The Catedral was completed in 1507 on the sight of the city’s Arabic mosque, which had served as a church as late as the 15th century until it was deemed an eyesore. Upon entering the Catedral, the Patio de Los Naranjos opens up with rows of citrus trees fed by a series of canals, a common irrigation system employed by the Moors which you will find aplenty in Granada’s Alhambra. This “cloister” is one of the only remaining elements of the original mosque and is said to have been the site where Moors would perform ablutions, glorified baths meant to purify the spirit. Its walls are inscribed with lines from the Koran and at its center is a Visigoth fountain in which saints were once baptized. Look up and notice the hanging wooden crocodile, which represents a live crocodile given to King Alfonso X from the Sultan of Egypt, whose daughter he had requested in marriage.

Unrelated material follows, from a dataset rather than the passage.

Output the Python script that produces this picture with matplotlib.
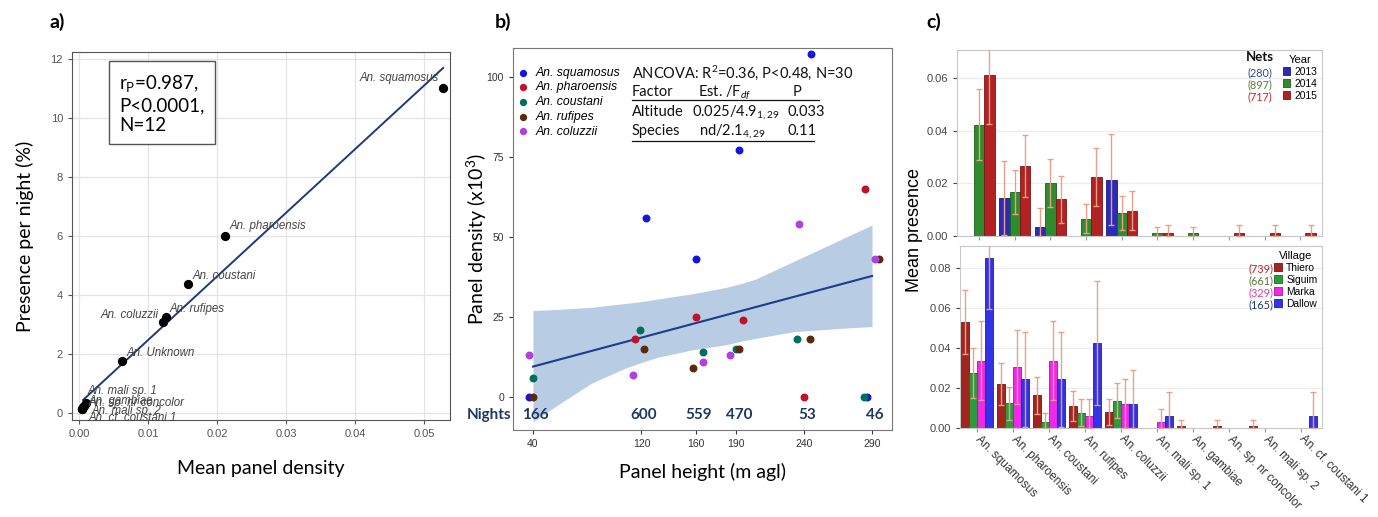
import numpy as np
import matplotlib
matplotlib.use("Agg")
import matplotlib.pyplot as plt
from matplotlib.patches import Patch

plt.rcParams['font.family'] = ['Liberation Sans', 'DejaVu Sans']
plt.rcParams['mathtext.fontset'] = 'custom'
plt.rcParams['mathtext.rm'] = 'Lato'
plt.rcParams['mathtext.it'] = 'Lato:italic'

LABFONT = 'Lato'

#-------------- Panel a data --------------
a_species = ['An. squamosus', 'An. pharoensis', 'An. coustani', 'An. rufipes', 'An. coluzzii',
             'An. Unknown', 'An. mali sp. 1', 'An. gambiae', 'An. sp. nr concolor',
             'An. mali sp. 2', 'An. cf. coustani 1']
a_density = [0.0528, 0.0212, 0.0158, 0.0126, 0.0122, 0.0063, 0.0010, 0.0008, 0.0006, 0.0004, 0.0004]
a_presence = [11.02, 6.0, 4.37, 3.25, 3.08, 1.76, 0.34, 0.25, 0.2, 0.15, 0.15]
a_fit_x = [0.0006, 0.0528]
a_fit_y = [0.44, 11.7]
# label offsets (points) and alignment
a_offsets = [(-3, 7, 'right'), (3, 7, 'left'), (3, 6, 'left'), (3, 6, 'left'), (-3, 5, 'right'),
             (3, 6, 'left'), (1.5, 8.5, 'left'), (3, 3.5, 'left'), (4, 3, 'left'), (7, -1.5, 'left'),
             (5, -7, 'left')]

#-------------- Panel b data --------------
b_species = ['An. squamosus', 'An. pharoensis', 'An. coustani', 'An. rufipes', 'An. coluzzii']
b_colors = ['#1414e0', '#c0102a', '#00705a', '#5a2a0a', '#b040e0']
b_height = [
    [37, 123, 160, 192, 245, 286],
    [115, 160, 195, 240, 285],
    [40, 119, 165, 190, 235, 284],
    [40, 122, 158, 192, 244, 295],
    [37, 114, 165, 185, 236, 292],
]
b_density = [
    [0, 56, 43, 77, 107, 0],
    [18, 25, 24, 0, 65],
    [6, 21, 14, 15, 18, 0],
    [0, 15, 9, 15, 18, 43],
    [13, 7, 11, 13, 54, 43],
]
b_fit_x = [40, 290]
b_fit_y = [9.5, 37.8]
band_x = [40, 60, 83, 108, 120, 132, 157, 182, 194, 204, 232, 269, 290]
band_hi = [27.0, 27.4, 28.0, 29.2, 29.8, 30.6, 32.2, 34.2, 35.5, 36.8, 42.3, 49.6, 53.7]
band_lo = [-7.7, -2.0, 4.3, 9.0, 10.8, 12.4, 14.7, 16.3, 17.5, 18.3, 20.4, 21.5, 22.0]
heights = [40, 120, 160, 190, 240, 290]
nights = ['166', '600', '559', '470', '53', '46']

#-------------- Panel c data --------------
c_species = ['An. squamosus', 'An. pharoensis', 'An. coustani', 'An. rufipes', 'An. coluzzii',
             'An. mali sp. 1', 'An. gambiae', 'An. sp. nr concolor', 'An. mali sp. 2', 'An. cf. coustani 1']
years = ['2013', '2014', '2015']
year_nets = ['(280)', '(897)', '(717)']
year_mean = [
    [0, 0.0143, 0.0035, 0, 0.0214, 0, 0, 0, 0, 0],
    [0.0422, 0.0167, 0.0201, 0.0066, 0.0088, 0.0010, 0.0010, 0, 0, 0],
    [0.0612, 0.0265, 0.0139, 0.0223, 0.0096, 0.0013, 0, 0.0013, 0.0013, 0.0013],
]
year_upper = [
    [0, 0.0283, 0.0107, 0, 0.0386, 0, 0, 0, 0, 0],
    [0.0557, 0.0252, 0.0293, 0.0121, 0.0152, 0.0033, 0.0033, 0, 0, 0],
    [0.0800, 0.0383, 0.0228, 0.0333, 0.0171, 0.0040, 0, 0.0040, 0.0040, 0.0040],
]
villages = ['Thiero', 'Siguim', 'Marka', 'Dallow']
village_nets = ['(739)', '(661)', '(329)', '(165)']
village_mean = [
    [0.0529, 0.0219, 0.0164, 0.0111, 0.0081, 0, 0.0013, 0.0013, 0.0013, 0],
    [0.0274, 0.0124, 0.0033, 0.0078, 0.0138, 0, 0, 0, 0, 0],
    [0.0337, 0.0307, 0.0337, 0.0060, 0.0123, 0.0033, 0, 0, 0, 0],
    [0.0847, 0.0244, 0.0244, 0.0426, 0.0123, 0.0061, 0, 0, 0, 0.0061],
]
village_upper = [
    [0.0690, 0.0323, 0.0257, 0.0186, 0.0148, 0, 0.0041, 0.0041, 0.0041, 0],
    [0.0398, 0.0207, 0.0075, 0.0144, 0.0227, 0, 0, 0, 0, 0],
    [0.0532, 0.0491, 0.0532, 0.0148, 0.0244, 0.0095, 0, 0, 0, 0],
    [0.1100, 0.0481, 0.0481, 0.0736, 0.0292, 0.0182, 0, 0, 0, 0.0182],
]
year_colors = ['#2b2bb5', '#2e8b2e', '#b22222']
year_edges = ['#1a1a80', '#1d5e1d', '#7a1515']
year_txt = ['#2f4c8f', '#5a7a3c', '#d0202a']
village_colors = ['#a0261f', '#2e9b3a', '#f028e8', '#3333e6']
village_edges = ['#6e1812', '#1d6a26', '#a01a9a', '#2020a0']
village_txt = ['#c0202a', '#5a7a3c', '#e040a0', '#1f3c7a']

fig = plt.figure(figsize=(13.78, 5.17), dpi=100)

#-------------- a) --------------
ax1 = fig.add_axes([0.0523, 0.1876, 0.2743, 0.7118])
ax1.grid(True, color='#e4e4e4', lw=0.9)
ax1.set_axisbelow(True)
ax1.plot(a_fit_x, a_fit_y, color='#1f3a7a', lw=1.4, zorder=2)
ax1.scatter(a_density, a_presence, s=32, color='black', zorder=3)
for name, x, y, (dx, dy, ha) in zip(a_species, a_density, a_presence, a_offsets):
    ax1.annotate(name, (x, y), xytext=(dx, dy), textcoords='offset points', ha=ha, va='center',
                 fontsize=8.3, style='italic', color='#444444')
ax1.set_xlim(-0.001, 0.0538)
ax1.set_ylim(-0.24, 12.24)
ax1.set_xticks([0, 0.01, 0.02, 0.03, 0.04, 0.05])
ax1.set_xticklabels(['0.00', '0.01', '0.02', '0.03', '0.04', '0.05'])
ax1.set_yticks([0, 2, 4, 6, 8, 10, 12])
ax1.tick_params(labelsize=8, colors='#555555', length=3)
for s in ax1.spines.values():
    s.set_color('#555555')
ax1.set_xlabel('Mean panel density', fontfamily=LABFONT, fontsize=14, labelpad=15)
ax1.set_ylabel('Presence per night (%)', fontfamily=LABFONT, fontsize=14, labelpad=12)
ax1.text(0.125, 0.942, 'r$_\\mathrm{P}$=0.987,\nP<0.0001,\nN=12', transform=ax1.transAxes,
         fontfamily=LABFONT, fontsize=13.5, va='top', ha='left', linespacing=1.2,
         bbox=dict(boxstyle='square,pad=0.55', fc='white', ec='#555555', lw=1))
fig.text(0.036, 0.957, 'a)', fontfamily=LABFONT, fontsize=14, fontweight='bold', va='center')

#-------------- b) --------------
ax2 = fig.add_axes([0.3723, 0.1683, 0.2750, 0.7389])
ax2.fill_between(band_x, band_lo, band_hi, color='#b8cce4', lw=0, zorder=1)
ax2.plot(b_fit_x, b_fit_y, color='#1f3c88', lw=1.5, zorder=2)
handles = []
for name, col, xs, ys in zip(b_species, b_colors, b_height, b_density):
    h = ax2.scatter(xs, ys, s=22, color=col, zorder=3, label=name)
    handles.append(h)
ax2.legend(handles=handles, loc='upper left', bbox_to_anchor=(-0.025, 0.97), frameon=False,
           prop={'style': 'italic', 'size': 8.8}, handletextpad=0.0, labelspacing=0.22,
           borderaxespad=0.2, markerscale=0.9)
ax2.set_xlim(25.3, 304.7)
ax2.set_ylim(-10.3, 109)
ax2.set_xticks(heights)
ax2.set_yticks([0, 25, 50, 75, 100])
ax2.tick_params(labelsize=7.5, colors='#333333', length=3)
for s in ax2.spines.values():
    s.set_color('#777777')
ax2.set_xlabel('Panel height (m agl)', fontfamily=LABFONT, fontsize=14, labelpad=10)
ax2.set_ylabel('Panel density (x10$^3$)', fontfamily=LABFONT, fontsize=14, labelpad=-2)
for hx, n in zip(heights, nights):
    ax2.text(hx + 2, -5.6, n, ha='center', va='center', fontfamily=LABFONT, fontsize=11,
             fontweight='bold', color='#203864')
ax2.text(7.6, -5.6, 'Nights', ha='center', va='center', fontfamily=LABFONT, fontsize=11,
         fontweight='bold', color='#203864', clip_on=False)
tf = dict(fontfamily=LABFONT, fontsize=10.5, va='center', ha='left', color='#111111')
ax2.text(113, 101.3, 'ANCOVA: R$^2$=0.36, P<0.48, N=30', **tf)
ax2.text(113, 95.3, 'Factor', **tf)
ax2.text(161.7, 95.3, 'Est. /F$_{df}$', **tf)
ax2.text(231.7, 95.3, 'P', **tf)
ax2.text(113, 89.0, 'Altitude', **tf)
ax2.text(157, 89.0, '0.025/4.9$_{1,29}$', **tf)
ax2.text(228, 89.0, '0.033', **tf)
ax2.text(113, 83.0, 'Species', **tf)
ax2.text(162.5, 83.0, 'nd/2.1$_{4,29}$', **tf)
ax2.text(228, 83.0, '0.11', **tf)
ax2.plot([113, 251], [92.6, 92.6], color='#111111', lw=0.9)
ax2.plot([113, 247], [80.0, 80.0], color='#111111', lw=0.9)
fig.text(0.359, 0.957, 'b)', fontfamily=LABFONT, fontsize=14, fontweight='bold', va='center')

#-------------- c) --------------
xpos = np.arange(len(c_species))


def bar_panel(ax, means, uppers, colors, edges, width):
    k = len(means)
    for i in range(k):
        off = (i - (k - 1) / 2) * width
        m = np.array(means[i])
        u = np.array(uppers[i])
        ax.bar(xpos + off, m, width=width, color=colors[i], edgecolor=edges[i], lw=0.6, zorder=2)
        sel = u > 0
        err = u[sel] - m[sel]
        ax.errorbar(xpos[sel] + off, m[sel], yerr=[np.minimum(err, m[sel]), err], fmt='none',
                    ecolor='#e8a088', elinewidth=1, capsize=2.5, capthick=1, zorder=3)
    ax.grid(True, axis='y', color='#ececec', lw=0.9)
    ax.set_axisbelow(True)
    for s in ax.spines.values():
        s.set_color('#c8c8c8')
    ax.tick_params(labelsize=8, colors='#444444', length=3)
    ax.tick_params(axis='x', color='#999999')


leg_kw = dict(loc='upper right', frameon=False, fontsize=7.4, title_fontsize=8,
              handlelength=0.75, handleheight=0.75, handletextpad=0.4, labelspacing=0.2,
              borderaxespad=0.25, borderpad=0.2)

ax3 = fig.add_axes([0.6945, 0.5435, 0.2649, 0.3598])
bar_panel(ax3, year_mean, year_upper, year_colors, year_edges, 0.29)
ax3.set_xlim(-0.616, 9.61)
ax3.set_ylim(0, 0.0706)
ax3.set_yticks([0, 0.02, 0.04, 0.06])
ax3.set_yticklabels(['0.00', '0.02', '0.04', '0.06'])
ax3.set_xticks(xpos)
ax3.set_xticklabels([])
ax3.legend(handles=[Patch(fc=c, ec=e, lw=0.6) for c, e in zip(year_colors, year_edges)], labels=years,
           title='Year', bbox_to_anchor=(1.0, 1.0), **leg_kw)
ax3.text(0.83, 0.962, 'Nets', transform=ax3.transAxes, ha='center', va='center',
         fontfamily=LABFONT, fontsize=9.5, fontweight='bold', color='#111111')
for i, (t, c) in enumerate(zip(year_nets, year_txt)):
    ax3.text(0.83, 0.877 - 0.064 * i, t, transform=ax3.transAxes, ha='center', va='center',
             fontfamily=LABFONT, fontsize=7.8, color=c)

ax4 = fig.add_axes([0.6967, 0.1716, 0.2627, 0.3526])
bar_panel(ax4, village_mean, village_upper, village_colors, village_edges, 0.22)
ax4.set_xlim(-0.48, 9.59)
ax4.set_ylim(0, 0.0908)
ax4.set_yticks([0, 0.02, 0.04, 0.06, 0.08])
ax4.set_yticklabels(['0.00', '0.02', '0.04', '0.06', '0.08'])
ax4.set_xticks(xpos)
ax4.set_xticklabels(c_species, rotation=-45, ha='left', va='center', rotation_mode='anchor',
                    fontsize=8.5, color='#333333')
ax4.legend(handles=[Patch(fc=c, ec=e, lw=0.6) for c, e in zip(village_colors, village_edges)],
           labels=villages, title='Village', bbox_to_anchor=(1.0, 1.0), **leg_kw)
for i, (t, c) in enumerate(zip(village_nets, village_txt)):
    ax4.text(0.83, 0.875 - 0.065 * i, t, transform=ax4.transAxes, ha='center', va='center',
             fontfamily=LABFONT, fontsize=7.8, color=c)

fig.text(0.664, 0.556, 'Mean presence', rotation=90, ha='center', va='center',
         fontfamily='Liberation Sans', fontsize=13)
fig.text(0.672, 0.957, 'c)', fontfamily=LABFONT, fontsize=14, fontweight='bold', va='center')

fig.savefig('out.png', dpi=100)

One might well miss all this as the tower in the corner immediately demands attention. Rising 97m (318 feet), the Torre de Giralda is the other link to the original mosque. When the Moors relinquished the city and sought permission to deconstruct their prized monument, Prince Don Alonso remarked, “If only one brick were removed from that tower the Moors would all be stabbed to death.” It was one of the world’s tallest towers when it was built in 1184 and other renditions of it can still be found throughout northern Africa, where its architect was often commissioned to repeat the feat. A series of ramps, not stairs, wind up between the inner and outer towers accommodating the ghosts of ancient sultans and muezzins, who once rode their horses to the top.

Be prepared – when the bells ring that once called the faithful to prayer, eardrums verge on explosion. The 25 bells were added in the 16th century, each with its own name. Crowning (as well as extending) the tower is a Renaissance addition from the rich years of conquest, atop which spins Giraldillo, the bronze weather vane shaped like a beautiful woman.

The Catedral’s Capilla Mayor (main chapel) has amazing grillwork by Fray Francisco, but is remarkable for its Gothic Retablo Mayor (high altar); in fitting with the prevailing theme of the cathedral, it is said to be the largest altarpiece in the Christian world and took a succession of Flemish and Spanish artists over a half-century to complete in 1564. The amount of gold incorporated into this work could feed a small African nation. Over 1,000 figures are carved in the relief panels depicting scenes from the life of Christ.

Just around the corner is the Sepulcro de Cristóbal Colón, a simple but imposing marble sarcophagus said to house the remains of the Western world’s most famous explorer. The sculptured pall-bearers represent the original four Christian kingdoms of Aragón, Castilla, León and Navarra. The inscription next to the tomb describes how Columbus’ remains were delivered to Sevilla from Havana, Cuba when that country became independent, some 300 years after the explorer’s death. Hmm. Needless to say, there is considerable doubt that Columbus is actually in there.

On the eastern side of the cathedral is the Capilla Real (royal chapel), its centerpiece a 13th-century statue of the Virgen de los Reyes. King San Fernando, upon seeing a vision of this Virgin that told him he would conquer Sevilla, commissioned the piece to be created. With nothing to go on other than the King’s memory, it took a number of tries (and artists) to get it right. The glass urn before the altar contains this Castilian King’s remains.

The Catedral’s treasury is housed in a number of rooms that are the plateresque sacristies south of the main chapel near the exit. Found within is the priceless, jewel-laden crown known as the Corona de la Virgen de los Reyes, masterworks by Sevillanos such as Murillo and Pedro de Campaña, various relics pertaining to Corpus Christi and the city’s keys, gifted to Fernando III after he’d claimed Sevilla from the Moors in 1248.